## [What needs to be done]
Will you output all of the data below exactly, omitting the images?

╭─ Given material

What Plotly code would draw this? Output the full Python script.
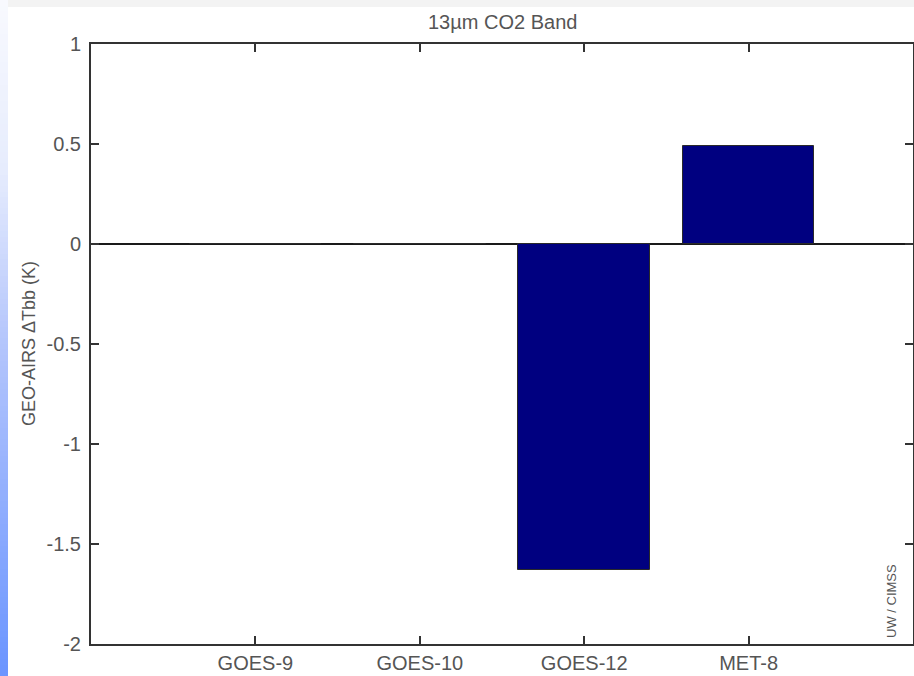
import numpy as np
import plotly.graph_objects as go

# Satellite brightness-temperature differences, 13um CO2 band
satellites = ["GOES-9", "GOES-10", "GOES-12", "MET-8"]
positions = [1, 2, 3, 4]
delta_tbb = [0.0, 0.0, -1.63, 0.49]

y_ticks = [-2, -1.5, -1, -0.5, 0, 0.5, 1]
y_tick_text = ["-2", "-1.5", "-1", "-0.5", "0", "0.5", "1"]

W, H = 914, 676
TEXT = "#555555"
AXIS = "#333333"
FONT = "Liberation Sans, Arial, Helvetica, sans-serif"

fig = go.Figure()

fig.add_trace(go.Bar(
    x=positions, y=delta_tbb, width=0.8,
    marker=dict(color="#000080", line=dict(color="#2a2a2a", width=1)),
    xaxis="x", yaxis="y", showlegend=False,
))

# vertical gradient strip along the left edge of the page
grad = np.linspace(0, 1, 120)
fig.add_trace(go.Heatmap(
    z=[[v] for v in grad], x=[0], y=grad,
    colorscale=[[0.0, "#6b95ff"], [0.5, "#b5c6fc"], [0.75, "#e6ecfd"], [1.0, "#f8f9fe"]],
    showscale=False, xaxis="x2", yaxis="y2", hoverinfo="skip",
))

axis_common = dict(
    showline=True, linecolor=AXIS, linewidth=2, mirror="ticks",
    ticks="inside", ticklen=8, tickwidth=2, tickcolor=AXIS,
    showgrid=False, automargin=False,
    tickfont=dict(family=FONT, size=20, color=TEXT),
)

fig.update_layout(
    width=W, height=H,
    margin=dict(l=0, r=0, t=0, b=0, pad=0),
    paper_bgcolor="white", plot_bgcolor="white",
    xaxis=dict(
        domain=[91 / W, 913 / W], range=[0, 5],
        tickvals=positions, ticktext=satellites,
        zeroline=False, **axis_common,
    ),
    yaxis=dict(
        domain=[32 / H, 632 / H], range=[-2, 1],
        tickvals=y_ticks, ticktext=y_tick_text,
        zeroline=True, zerolinecolor="#1a1a1a", zerolinewidth=2,
        ticklabelstandoff=4,
        **axis_common,
    ),
    xaxis2=dict(domain=[0, 8 / W], visible=False, anchor="y2"),
    yaxis2=dict(domain=[0, 1], visible=False, anchor="x2"),
    shapes=[
        dict(type="rect", xref="paper", yref="paper",
             x0=8 / W, x1=1, y0=(H - 7) / H, y1=1,
             fillcolor="#f3f3f3", line=dict(width=0), layer="below"),
    ],
    annotations=[
        dict(text="13µm CO2 Band", xref="paper", yref="paper",
             x=502 / W, y=(H - 22) / H, xanchor="center", yanchor="middle",
             showarrow=False, font=dict(family=FONT, size=20, color=TEXT)),
        dict(text="GEO-AIRS ΔTbb (K)", xref="paper", yref="paper",
             x=29 / W, y=(H - 344) / H, xanchor="center", yanchor="middle",
             textangle=-90, showarrow=False,
             font=dict(family=FONT, size=18, color=TEXT)),
        dict(text="UW / CIMSS", xref="paper", yref="paper",
             x=891 / W, y=(H - 601) / H, xanchor="center", yanchor="middle",
             textangle=-90, showarrow=False,
             font=dict(family=FONT, size=13, color=TEXT)),
    ],
    bargap=0,
)

fig.write_html(
    "out.html",
    post_script="document.body.style.margin='0';document.body.style.overflow='hidden';",
)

╰─

## [Exercise answer]
What Plotly code would draw this? Output the full Python script.
import numpy as np
import plotly.graph_objects as go

# Satellite brightness-temperature differences, 13um CO2 band
satellites = ["GOES-9", "GOES-10", "GOES-12", "MET-8"]
positions = [1, 2, 3, 4]
delta_tbb = [0.0, 0.0, -1.63, 0.49]

y_ticks = [-2, -1.5, -1, -0.5, 0, 0.5, 1]
y_tick_text = ["-2", "-1.5", "-1", "-0.5", "0", "0.5", "1"]

W, H = 914, 676
TEXT = "#555555"
AXIS = "#333333"
FONT = "Liberation Sans, Arial, Helvetica, sans-serif"

fig = go.Figure()

fig.add_trace(go.Bar(
    x=positions, y=delta_tbb, width=0.8,
    marker=dict(color="#000080", line=dict(color="#2a2a2a", width=1)),
    xaxis="x", yaxis="y", showlegend=False,
))

# vertical gradient strip along the left edge of the page
grad = np.linspace(0, 1, 120)
fig.add_trace(go.Heatmap(
    z=[[v] for v in grad], x=[0], y=grad,
    colorscale=[[0.0, "#6b95ff"], [0.5, "#b5c6fc"], [0.75, "#e6ecfd"], [1.0, "#f8f9fe"]],
    showscale=False, xaxis="x2", yaxis="y2", hoverinfo="skip",
))

axis_common = dict(
    showline=True, linecolor=AXIS, linewidth=2, mirror="ticks",
    ticks="inside", ticklen=8, tickwidth=2, tickcolor=AXIS,
    showgrid=False, automargin=False,
    tickfont=dict(family=FONT, size=20, color=TEXT),
)

fig.update_layout(
    width=W, height=H,
    margin=dict(l=0, r=0, t=0, b=0, pad=0),
    paper_bgcolor="white", plot_bgcolor="white",
    xaxis=dict(
        domain=[91 / W, 913 / W], range=[0, 5],
        tickvals=positions, ticktext=satellites,
        zeroline=False, **axis_common,
    ),
    yaxis=dict(
        domain=[32 / H, 632 / H], range=[-2, 1],
        tickvals=y_ticks, ticktext=y_tick_text,
        zeroline=True, zerolinecolor="#1a1a1a", zerolinewidth=2,
        ticklabelstandoff=4,
        **axis_common,
    ),
    xaxis2=dict(domain=[0, 8 / W], visible=False, anchor="y2"),
    yaxis2=dict(domain=[0, 1], visible=False, anchor="x2"),
    shapes=[
        dict(type="rect", xref="paper", yref="paper",
             x0=8 / W, x1=1, y0=(H - 7) / H, y1=1,
             fillcolor="#f3f3f3", line=dict(width=0), layer="below"),
    ],
    annotations=[
        dict(text="13µm CO2 Band", xref="paper", yref="paper",
             x=502 / W, y=(H - 22) / H, xanchor="center", yanchor="middle",
             showarrow=False, font=dict(family=FONT, size=20, color=TEXT)),
        dict(text="GEO-AIRS ΔTbb (K)", xref="paper", yref="paper",
             x=29 / W, y=(H - 344) / H, xanchor="center", yanchor="middle",
             textangle=-90, showarrow=False,
             font=dict(family=FONT, size=18, color=TEXT)),
        dict(text="UW / CIMSS", xref="paper", yref="paper",
             x=891 / W, y=(H - 601) / H, xanchor="center", yanchor="middle",
             textangle=-90, showarrow=False,
             font=dict(family=FONT, size=13, color=TEXT)),
    ],
    bargap=0,
)

fig.write_html(
    "out.html",
    post_script="document.body.style.margin='0';document.body.style.overflow='hidden';",
)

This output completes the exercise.